People don’t even like thinking about it. I get squeamish even writing the word.

But I guess we have to talk about the “fire” in this post. It is in Seeing Gray in a World of Black and White.  Granted it is disturbing, especially thinking that it is the place where we may have to go at the end of our lives.

Pastor Hamilton discusses reasons why many people find it so disturbing to ponder the concept of hell.

Generally, many folks see God as loving and merciful and the idea that God could send people to hell is inconsistent with the words loving and merciful.

Specifically, many are disturbed by the notion that good people can be sent there. It is not hard to think of a murderer, a rapist, or a child abuser going to hell.  It is awfully easy to see Adolph Hitler in hell.  The problem is the “nice” unbeliever is going there too.  It could be a loveable grandfather, a mother of several children or maybe even a very good friend but for some reason, they just never understood the idea that they needed Christ in their lives.   The gospel was presented to them but they never really felt the need to come to Christ.  They just thought God was not for them.  Automatically, a staunch exclusivist will say they are not going to heaven [just another way of saying they will be in eternal hellfire].  The gate indeed is narrow for the exclusivist:  “Enter through the narrow gate.
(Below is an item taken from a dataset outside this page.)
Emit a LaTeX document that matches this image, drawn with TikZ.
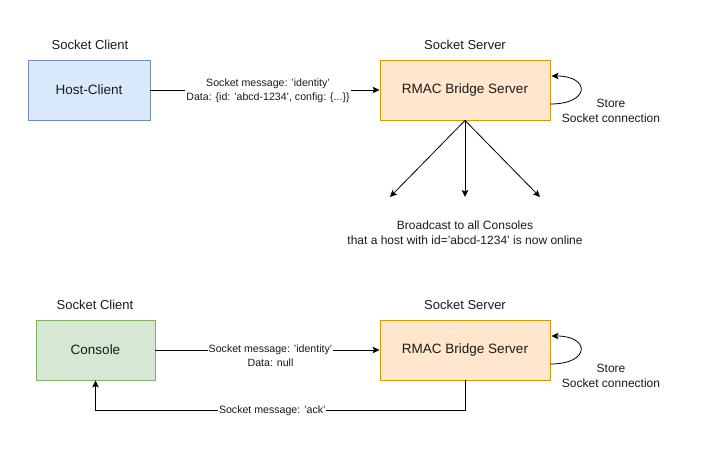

For wide is the gate and broad is the road that leads to destruction, and many enter through it” [Matthew 7:13].  In other words the exclusivist declares that I have close family members who are not going to make it into heaven.  That is a little bothersome because I know they are good people.

Secondly, many are upset that hell is going to be a place of torture and punishment for people who go there. We have all been punished in this life.  I can recall doing bad things as a kid and then suffering punishment from my parents but I always felt that the punishment was designed to make a point, to teach me something or to get me not to repeat a bad behavior.  I never thought the punishment was excessive.

Let me ask you to do something. Go to your favorite browser and click on images and type the word “hell”.  Wow the images are so horribly frightening.  Most of them are depictions of torture and for many people, torture is excessive punishment.  Pastor Hamilton poses the following questions that make you think:  “Would the God whose nature is love create a place where people would be tortured by fire, or worse?  Can we attribute to God the creation of a prison whose cruelty exceeds that of any prisons run by contemporary diabolical dictators?”

Finally, the question of duration is discussed. Hell is eternal punishment for those who have been sent there.  Yes, it seems really bad for an eighty year old to live a life of sin but would God send a soul to eternal hellfire for failing to respond to His call in this eighty year time span?

Some would say yes. Some would say that the concerns posed by Pastor Hamilton show weakness on his part, a tendency to pardon the sins of the sinner. Some people don’t think about the nature of the good people who can be condemned, the nature of the punishment or the duration of the punishment.

It is black and white for them. You are a sinner.  You never accept Christ.  You are going to hell.  No ifs, ands or buts.

What Pastor Hamilton says in his book is that he does not take the notion of hell literally. The “narrow gate in Matthew is a bit of an exaggeration.  Just as Jesus would not want us to literally cut off our hand when he says “And if your right hand causes you to stumble, cut it off and throw it away. It is better for you to lose one part of your body than for your whole body to go into hell [Matthew 5:30].    Jesus just wants us to take sin seriously when he refers to a narrow gate.  However Hamilton is not some liberal who denies hell and is willing to throw open the gates of heaven and let all people in.  Jesus speaks of the place of judgement and the place of “outer darkness” too many times for us to deny it:  see Matthew 8:12, 22:13, and 25:30.  Hamilton says he has thought a lot about this topic and has considered “Scripture, tradition, experience and reason”.

Maybe he is saying that the narrow gate is a serious statement warning us about the consequences of sinful living but not a literal statement. In upcoming posts we will see as we continue to write about hell…

This topic that most of us don’t like to think about.

This topic that makes me squeamish.

This notion of eternal fire…you know, that place where we are going to send all the Jews, Muslims and Hindus and all our friends and family members who have never come to the altar.